Die Belastung geht an die gesundheitliche Substanz

Veröffentlicht am 02.05.2015 in Presseecho

Artikel aus der Stuttgarter Zeitung, Ausgabe Kreis Ludwigsburg (Nr. 100),
vom Samstag, den 02. Mai 2015, Seite Nr. IV, Marbach & Bottwartal:

 

 

 

Steinheim. Über Fehlentwicklungen in der Krankenpflege ist es bei der Vormai-Feier des SPD-Ortsvereins gegangen. Astrid Killinger

Die traditionelle Vormai-Feier der Steinheimer SPD würdige die Arbeit von Gewerkschaften, Betriebs- und Personalräten. Daran erinnerte Regina Traub, SPD-Fraktionsvorsitzende im Stadtrat und zweite stellvertretende Bürgermeisterin. Auf das Spezialthema in diesem Jahr, den Pflegebereich, stimmte der frisch gewählte neue Vorsitzende des Ortsvereins ein. Nils Steenbuck war selbst 'Gesundheits- und Krankenpfleger', kehrte dem Beruf aber vor drei Jahren den Rücken. 'Vieles läuft nicht so, wie man sich das vorstellt'.

Das stellte der Stuttgarter Verdi-Vertreter Jürgen Lippl ausführlich dar. Mit der Umstellung der Finanzierung habe sich zwar die Verweildauer der einzelnen Patienten verkürzt. Keiner liege mehr seine Rechnung ab, was positiv sei. Aber die Zahl der Fälle sei gestiegen bei gleichzeitiger Abnahme der Vollkraftstellen. Den Arbeitsanstieg für die Beschäftigten bezifferte Lippl mit inzwischen 30 Prozent. Hinzu kämen ungeregelte Pausen in Zehn-Stunden-Schichten, das Einspringen an eigentlich freien Tagen. Weil die Belastung an die gesundheitliche Substanz gehe, würden viele Kollegen die Arbeitszeit reduzieren. Dies wirke sich wiederum schlecht auf die ohnehin nicht üppige Rente aus. Außerdem sei es gar nicht so leicht, für die Ausfälle Nachwuchs zu finden. Das Image dieses Berufs sei nicht gut. In Deutschland kommen laut Lippl auf eine Pflegekraft 10,4 Patienten. In den Niederlanden seien es nur 5,5. Inzwischen bleibe hier oft nicht einmal genug Zeit für das Dringendste, geschweige denn für ein Gespräch zwischendurch auf der Bettkante, was er jedoch als ebenfalls wichtig erachtet. Lippl berichtete von aus dem Ausland angeworbenen Pflegekräften, die aufgrund dieser Umstände fluchtartig wieder zurück in ihre Heimatländer gegangen seien.

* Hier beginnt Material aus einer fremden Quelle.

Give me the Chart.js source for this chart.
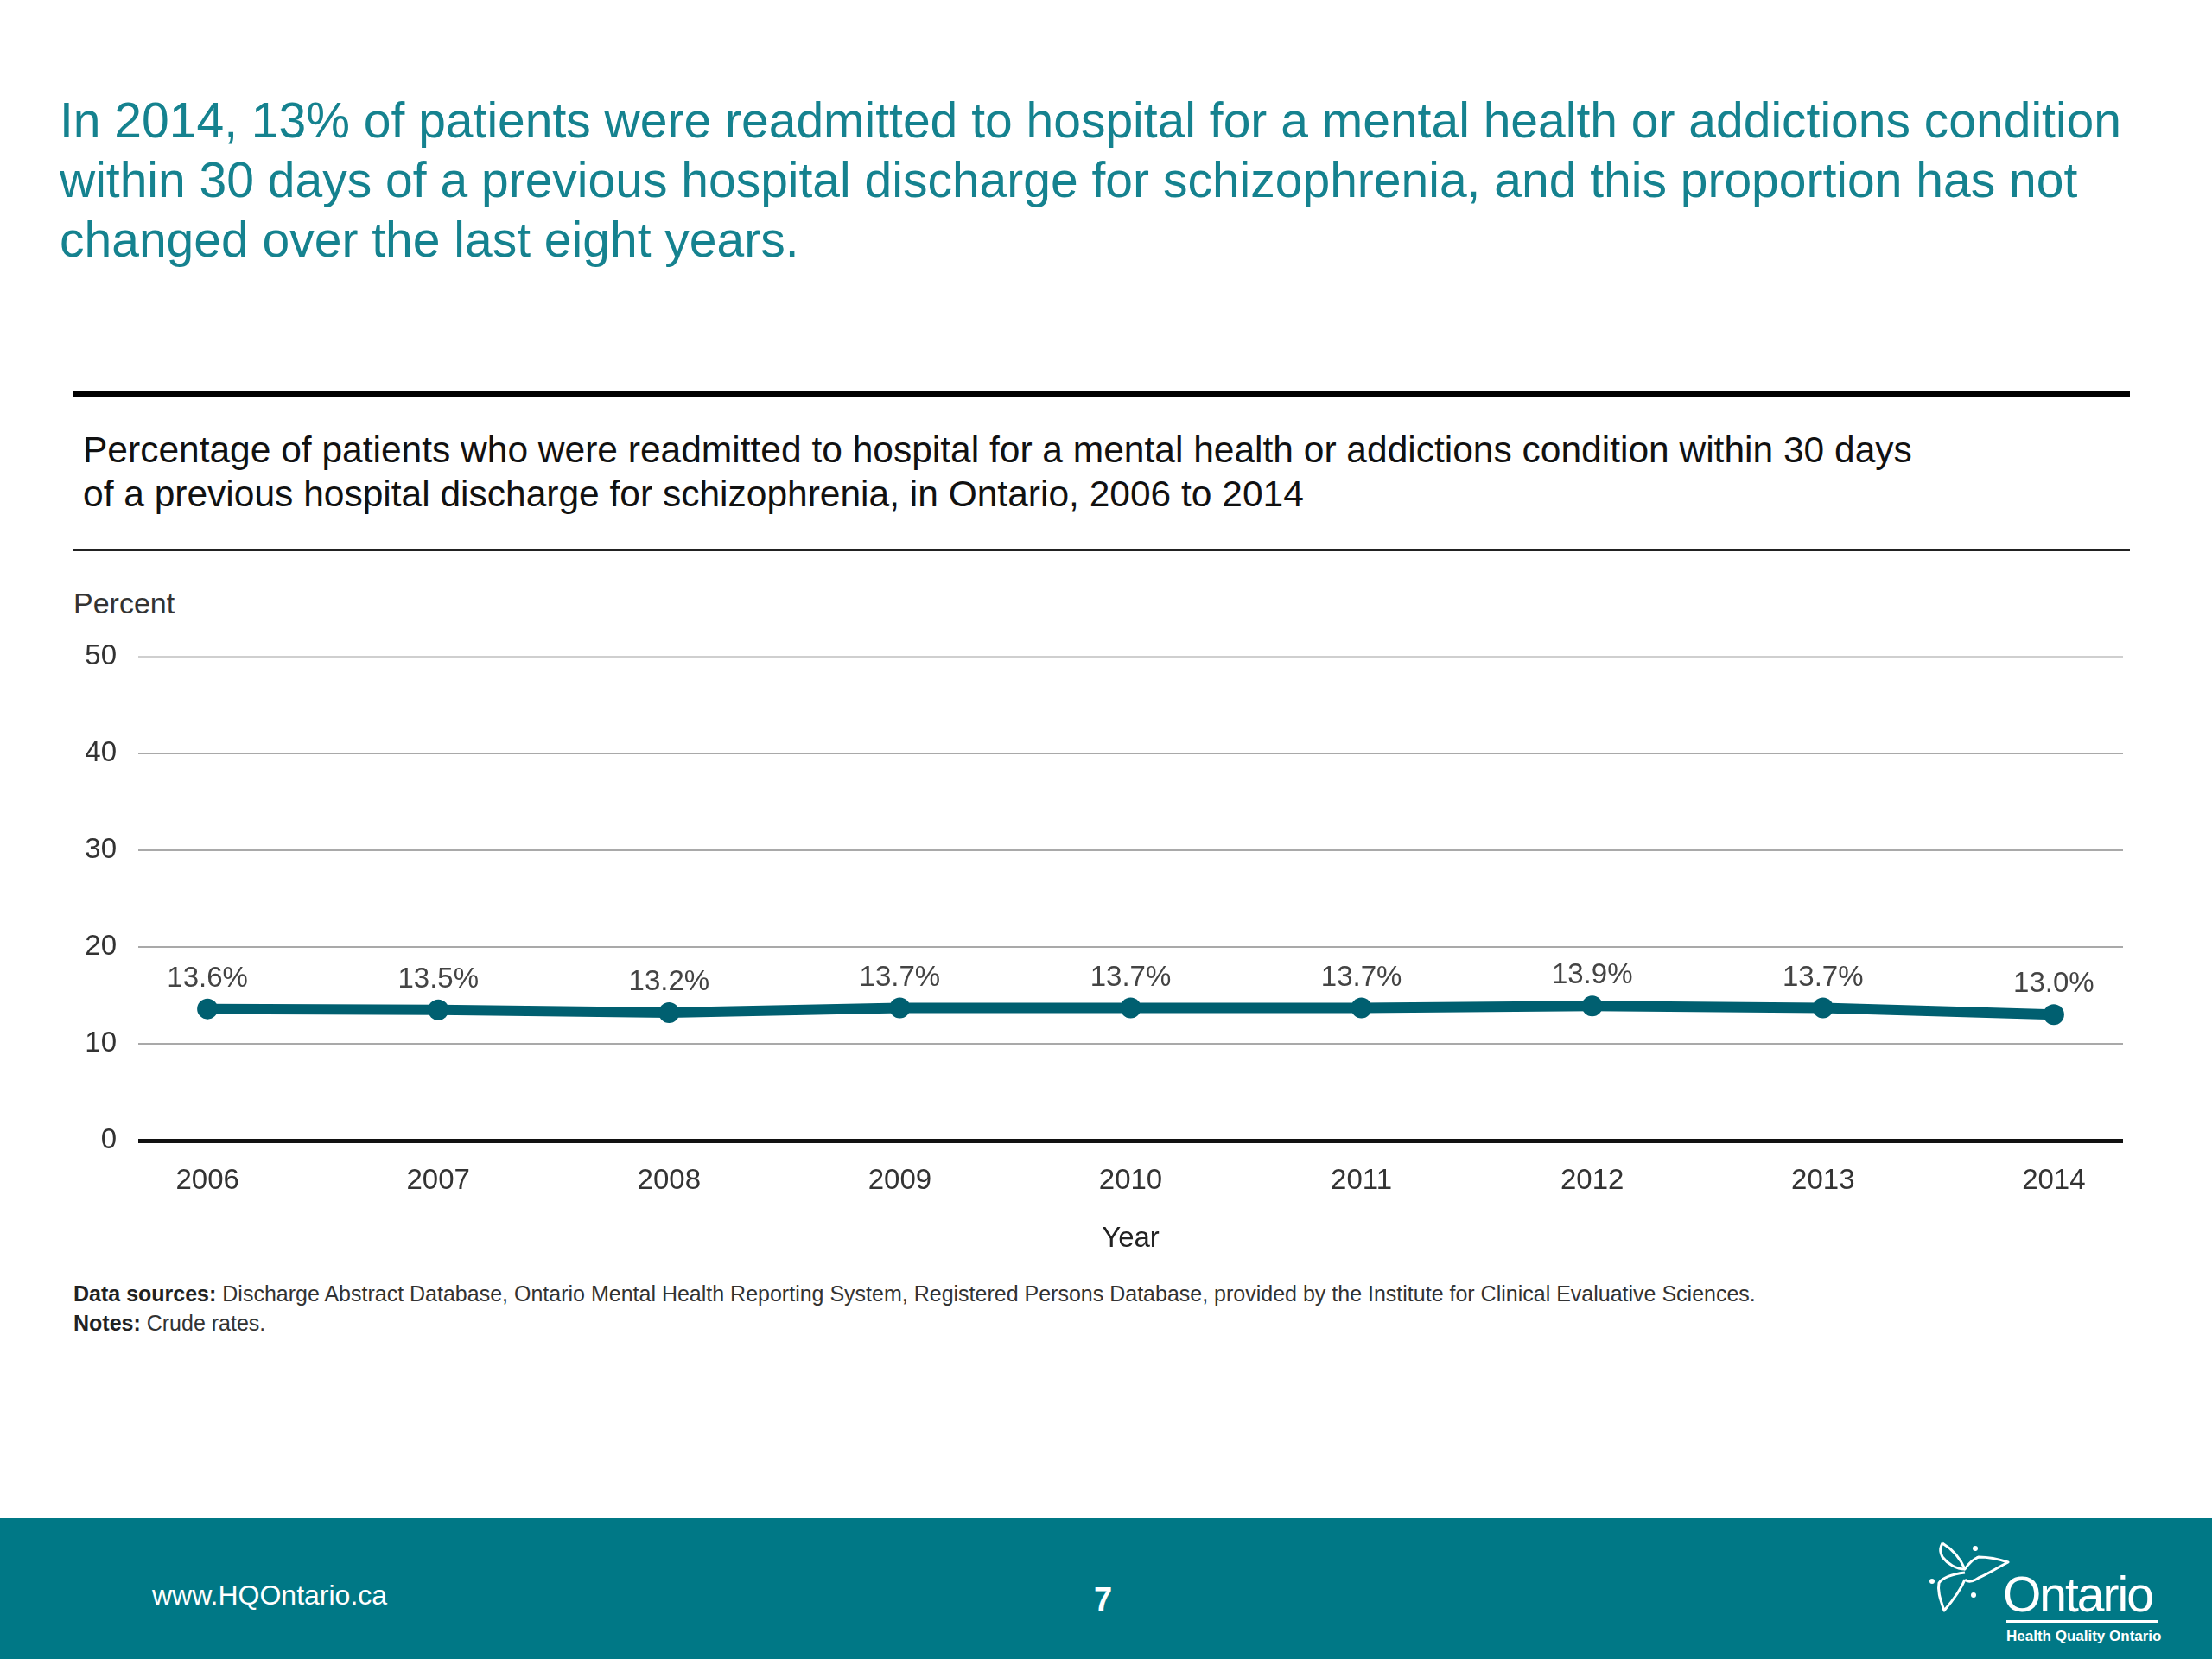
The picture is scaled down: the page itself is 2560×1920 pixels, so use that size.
<!DOCTYPE html>
<html>
<head>
<meta charset="utf-8">
<script src="https://cdn.jsdelivr.net/npm/chart.js@4/dist/chart.umd.min.js"></script>
<style>
  html, body { margin: 0; padding: 0; }
  body { width: 2560px; height: 1920px; position: relative; background: #fff; font-family: "Liberation Sans", Arial, sans-serif; overflow: hidden; }
  .abs { position: absolute; white-space: nowrap; }
  #headline { left: 69px; top: 105px; font-size: 57px; line-height: 69px; color: #15828f; }
  #rule1 { left: 85px; top: 452px; width: 2380px; height: 7px; background: #000; }
  #subtitle { left: 96px; top: 495px; font-size: 42.5px; line-height: 51px; color: #111; }
  #rule2 { left: 85px; top: 635px; width: 2380px; height: 3px; background: #222; }
  #percent { left: 85px; top: 679px; font-size: 34px; color: #333; }
  #chartBox { position: absolute; left: 60px; top: 715px; width: 2410px; height: 745px; }
  #notes { left: 85px; top: 1480px; font-size: 25px; line-height: 34px; color: #333; }
  #notes b { color: #222; }
  #footer { left: 0; top: 1757px; width: 2560px; height: 163px; background: #007886; }
  #url { left: 176px; top: 1828px; font-size: 32px; color: #fff; }
  #page { left: 1266px; top: 1830px; font-size: 38px; font-weight: bold; color: #fff; }
  #ontario { left: 2318px; top: 1812px; font-size: 57px; color: #fff; letter-spacing: -2px; }
  #logoLine { left: 2322px; top: 1875px; width: 176px; height: 3px; background: #fff; }
  #hqo { left: 2322px; top: 1884px; font-size: 17px; font-weight: bold; color: #fff; }
  #trillium { left: 2228px; top: 1780px; }
</style>
</head>
<body>
<div id="headline" class="abs">In 2014, 13% of patients were readmitted to hospital for a mental health or addictions condition<br>within 30 days of a previous hospital discharge for schizophrenia, and this proportion has not<br>changed over the last eight years.</div>
<div id="rule1" class="abs"></div>
<div id="subtitle" class="abs">Percentage of patients who were readmitted to hospital for a mental health or addictions condition within 30 days<br>of a previous hospital discharge for schizophrenia, in Ontario, 2006 to 2014</div>
<div id="rule2" class="abs"></div>
<div id="percent" class="abs">Percent</div>
<div id="chartBox"><canvas id="chart"></canvas></div>
<div id="notes" class="abs"><b>Data sources:</b> Discharge Abstract Database, Ontario Mental Health Reporting System, Registered Persons Database, provided by the Institute for Clinical Evaluative Sciences.<br><b>Notes:</b> Crude rates.</div>
<div id="footer" class="abs"></div>
<div id="url" class="abs">www.HQOntario.ca</div>
<div id="page" class="abs">7</div>
<svg id="trillium" class="abs" width="100" height="92" viewBox="0 0 100 92">
  <g fill="none" stroke="#fff" stroke-width="3" stroke-linejoin="round">
    <path d="M20 6 C30 12 40 22 46 36 C50 30 56 24 62 22 C72 22 84 24 96 28 C84 34 72 42 62 46 C56 50 50 52 46 48"/>
    <path d="M46 48 C42 58 34 70 22 84 C18 72 14 62 16 52 C20 46 30 42 46 40"/>
    <path d="M46 36 C36 36 26 30 20 22 C16 14 18 10 20 6"/>
  </g>
  <circle cx="8" cy="50" r="3" fill="#fff"/>
  <circle cx="56" cy="66" r="3" fill="#fff"/>
  <circle cx="58" cy="12" r="3" fill="#fff"/>
</svg>
<div id="ontario" class="abs">Ontario</div>
<div id="logoLine" class="abs"></div>
<div id="hqo" class="abs">Health Quality Ontario</div>

<script>
  // chart data
  const years = [2006, 2007, 2008, 2009, 2010, 2011, 2012, 2013, 2014];
  const rates = [13.6, 13.5, 13.2, 13.7, 13.7, 13.7, 13.9, 13.7, 13.0];
  const rateLabels = ['13.6%', '13.5%', '13.2%', '13.7%', '13.7%', '13.7%', '13.9%', '13.7%', '13.0%'];
  const yTicks = [0, 10, 20, 30, 40, 50];

  const lineColor = '#005f70';
  const fontFamily = '"Liberation Sans", Arial, sans-serif';

  // draws the percent labels above each point
  const pointLabels = {
    id: 'pointLabels',
    afterDatasetsDraw(chart) {
      const ctx = chart.ctx;
      const meta = chart.getDatasetMeta(0);
      ctx.save();
      ctx.font = '33px ' + fontFamily;
      ctx.fillStyle = '#444';
      ctx.textAlign = 'center';
      ctx.textBaseline = 'middle';
      meta.data.forEach((pt, i) => {
        ctx.fillText(rateLabels[i], pt.x, pt.y - 35);
      });
      ctx.restore();
    }
  };

  new Chart(document.getElementById('chart'), {
    type: 'line',
    data: {
      datasets: [{
        data: years.map((y, i) => ({ x: y, y: rates[i] })),
        borderColor: lineColor,
        backgroundColor: lineColor,
        borderWidth: 12,
        pointRadius: 12,
        pointBackgroundColor: lineColor,
        pointBorderWidth: 0,
        tension: 0
      }]
    },
    options: {
      responsive: true,
      maintainAspectRatio: false,
      animation: false,
      layout: { padding: { top: 32, right: 13, left: 0, bottom: 0 } },
      plugins: {
        legend: { display: false },
        tooltip: { enabled: false }
      },
      scales: {
        x: {
          type: 'linear',
          min: 2005.7,
          max: 2014.3,
          afterBuildTicks: axis => { axis.ticks = years.map(v => ({ value: v })); },
          afterFit: scale => { scale.height = 140; },
          grid: { display: false, drawTicks: false },
          border: { display: false },
          ticks: {
            padding: 27,
            color: '#333',
            font: { size: 33, family: fontFamily },
            callback: v => String(v)
          },
          title: {
            display: true,
            text: 'Year',
            color: '#222',
            font: { size: 33, family: fontFamily },
            padding: { top: 0, bottom: 6 }
          }
        },
        y: {
          min: 0,
          max: 50,
          afterBuildTicks: axis => { axis.ticks = yTicks.map(v => ({ value: v })); },
          afterFit: scale => { scale.width = 100; },
          border: { display: false },
          grid: {
            drawTicks: false,
            color: c => c.tick.value === 0 ? '#111' : (c.tick.value === 50 ? '#cfcfcf' : '#a9a9a9'),
            lineWidth: c => c.tick.value === 0 ? 5 : 2
          },
          ticks: {
            padding: 25,
            color: '#333',
            font: { size: 33, family: fontFamily }
          }
        }
      }
    },
    plugins: [pointLabels]
  });
</script>
</body>
</html>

Ralf Kurfiss, stellvertretender Betriebsratsvorsitzender am Krankenhaus Bietigheim, bestätigte diese Aussagen. Um Betriebskosten einzusparen, werde ständig an der Personalschraube gedreht. Es bleibe immer weniger Zeit für die Menschen, die Patienten würden 'durchgepuscht'. Aber auch bei den Investitionskosten reiche es hinten und vorne nicht. Kurfiss sprach von einem Investitionsstau von 1,5 Milliarden Euro.

Im Landtag herrsche fraktionsübergreifende Einigkeit darüber, dass der Druck herausgenommen werden müsse, berichtete SPD-Landtagsabgeordneter Thomas Reusch-Frey. Arbeitsbedingungen und Löhne müssten stimmen. Reusch-Frey bezog die Arbeit der Erzieherinnen in den Pflegebereich mit ein. Es gehe in den Kindertagesstätten um Bildung, und dazu brauche es Fachkräfte. Der seniorenpolitische Sprecher seiner Fraktion sprach sich für den Erhalt des Marbacher Krankenhauses aus, beispielsweise als geriatrisches Zentrum.